START Supplied material
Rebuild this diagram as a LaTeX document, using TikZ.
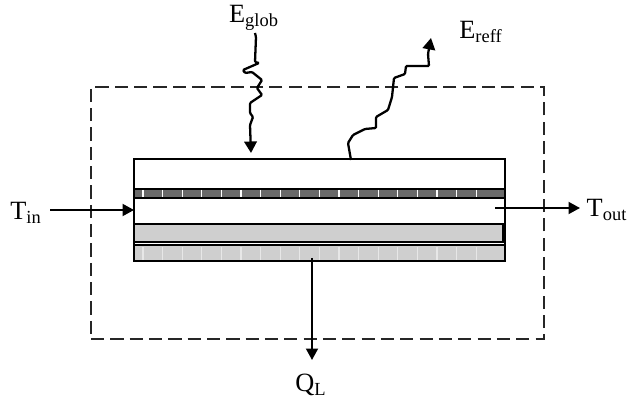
\documentclass[tikz,border=0pt]{standalone}
\usepackage{fontspec}
\setmainfont{Liberation Serif}
\usetikzlibrary{arrows.meta, positioning}
\definecolor{absorbgray}{HTML}{6A6A6A}
\definecolor{layergray}{HTML}{CFCFCF}
\newcommand{\lbl}[2]{#1\textsubscript{#2}}

\begin{document}
\begin{tikzpicture}[
  x=0.02cm, y=-0.02cm,
  node distance=0pt,
  layer/.style={rectangle, draw=black, fill=#1, minimum width=7.42cm, inner sep=0pt, outer sep=0pt, line width=0.7pt},
  label/.style={font=\fontsize{15}{17}\selectfont, inner sep=0pt},
  arr/.style={-{Triangle[length=2.3mm, width=2.4mm]}, black, line width=1.1pt},
  wavy/.style={-{Triangle[length=2.3mm, width=2.5mm]}, black, line width=1.3pt, rounded corners=0.6pt},
  slit/.style={white, line width=0.6pt},
]
  \useasboundingbox (0,0) rectangle (630,402);

  % Boundary
  \node[draw=black!85, line width=0.8pt, dash pattern=on 7.5pt off 3.5pt, minimum width=9.06cm, minimum height=5.04cm, inner sep=0pt] (boundary) at (317.5,213) {};

  % Collector layers
  \node[layer=white, minimum height=0.6cm] (cover) at (319.5,174) {};
  \node[layer=absorbgray, minimum height=0.18cm, below=of cover] (absorber) {};
  \node[layer=white, minimum height=0.52cm, below=of absorber] (channel) {};
  \node[layer=layergray, minimum height=0.36cm, below=of channel] (plate) {};
  \node[layer=white, minimum height=0.06cm, below=of plate] (gap) {};
  \node[layer=layergray, minimum height=0.32cm, below=of gap] (insulation) {};
  \draw[black, line width=1.4pt] (plate.north east) ++(-2,0) -- ++(0,18);

  % Slits
  \foreach \i in {0,...,17} {
    \draw[slit] (143+19.6*\i,190) -- ++(0,7);
    \draw[slit, opacity=0.5] (143+19.6*\i,247) -- ++(0,13);
  }

  % Labels
  \node[label] (tin) at (26,213) {\lbl{T}{in}};
  \node[label] (tout) at (607,210) {\lbl{T}{out}};
  \node[label] (eglob) at (254,18) {\lbl{E}{glob}};
  \node[label] (ereff) at (481,32) {\lbl{E}{reff}};
  \node[label] (ql) at (311,385) {\lbl{Q}{L}};

  % Heat flows
  \coordinate (inlet) at (channel.west);
  \coordinate (outlet) at (495,208);
  \coordinate (outend) at (580,208);
  \coordinate (lossstart) at (312,258);
  \coordinate (lossend) at (312,360);
  \coordinate (instart) at (50,210);
  \draw[arr] (instart) -- (instart -| inlet);
  \draw[arr] (outlet) -- (outend);
  \draw[arr] (lossstart) -- (lossend);

  % Radiation
  \draw[wavy] (255,33) -- (256,37) -- (255,62) -- (259,63) -- (243,70) -- (245,73) -- (252,72) -- (262,80) -- (257,88) -- (262,95) -- (250,103) -- (250,113) -- (253,117) -- (250,125) -- (251,153);
  \draw[wavy] (351,160) -- (348,143) -- (353,135) -- (365,129) -- (376,128) -- (376,117) -- (388,110) -- (392,97) -- (394,78) -- (405,74) -- (406,66) -- (429,66) -- (428,54) -- (431,38);
\end{tikzpicture}
\end{document}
END Supplied material
Directions for this task:
Copy the data word for word. Pictures do not go in the copy.

The reply:
Rebuild this diagram as a LaTeX document, using TikZ.
\documentclass[tikz,border=0pt]{standalone}
\usepackage{fontspec}
\setmainfont{Liberation Serif}
\usetikzlibrary{arrows.meta, positioning}
\definecolor{absorbgray}{HTML}{6A6A6A}
\definecolor{layergray}{HTML}{CFCFCF}
\newcommand{\lbl}[2]{#1\textsubscript{#2}}

\begin{document}
\begin{tikzpicture}[
  x=0.02cm, y=-0.02cm,
  node distance=0pt,
  layer/.style={rectangle, draw=black, fill=#1, minimum width=7.42cm, inner sep=0pt, outer sep=0pt, line width=0.7pt},
  label/.style={font=\fontsize{15}{17}\selectfont, inner sep=0pt},
  arr/.style={-{Triangle[length=2.3mm, width=2.4mm]}, black, line width=1.1pt},
  wavy/.style={-{Triangle[length=2.3mm, width=2.5mm]}, black, line width=1.3pt, rounded corners=0.6pt},
  slit/.style={white, line width=0.6pt},
]
  \useasboundingbox (0,0) rectangle (630,402);

  % Boundary
  \node[draw=black!85, line width=0.8pt, dash pattern=on 7.5pt off 3.5pt, minimum width=9.06cm, minimum height=5.04cm, inner sep=0pt] (boundary) at (317.5,213) {};

  % Collector layers
  \node[layer=white, minimum height=0.6cm] (cover) at (319.5,174) {};
  \node[layer=absorbgray, minimum height=0.18cm, below=of cover] (absorber) {};
  \node[layer=white, minimum height=0.52cm, below=of absorber] (channel) {};
  \node[layer=layergray, minimum height=0.36cm, below=of channel] (plate) {};
  \node[layer=white, minimum height=0.06cm, below=of plate] (gap) {};
  \node[layer=layergray, minimum height=0.32cm, below=of gap] (insulation) {};
  \draw[black, line width=1.4pt] (plate.north east) ++(-2,0) -- ++(0,18);

  % Slits
  \foreach \i in {0,...,17} {
    \draw[slit] (143+19.6*\i,190) -- ++(0,7);
    \draw[slit, opacity=0.5] (143+19.6*\i,247) -- ++(0,13);
  }

  % Labels
  \node[label] (tin) at (26,213) {\lbl{T}{in}};
  \node[label] (tout) at (607,210) {\lbl{T}{out}};
  \node[label] (eglob) at (254,18) {\lbl{E}{glob}};
  \node[label] (ereff) at (481,32) {\lbl{E}{reff}};
  \node[label] (ql) at (311,385) {\lbl{Q}{L}};

  % Heat flows
  \coordinate (inlet) at (channel.west);
  \coordinate (outlet) at (495,208);
  \coordinate (outend) at (580,208);
  \coordinate (lossstart) at (312,258);
  \coordinate (lossend) at (312,360);
  \coordinate (instart) at (50,210);
  \draw[arr] (instart) -- (instart -| inlet);
  \draw[arr] (outlet) -- (outend);
  \draw[arr] (lossstart) -- (lossend);

  % Radiation
  \draw[wavy] (255,33) -- (256,37) -- (255,62) -- (259,63) -- (243,70) -- (245,73) -- (252,72) -- (262,80) -- (257,88) -- (262,95) -- (250,103) -- (250,113) -- (253,117) -- (250,125) -- (251,153);
  \draw[wavy] (351,160) -- (348,143) -- (353,135) -- (365,129) -- (376,128) -- (376,117) -- (388,110) -- (392,97) -- (394,78) -- (405,74) -- (406,66) -- (429,66) -- (428,54) -- (431,38);
\end{tikzpicture}
\end{document}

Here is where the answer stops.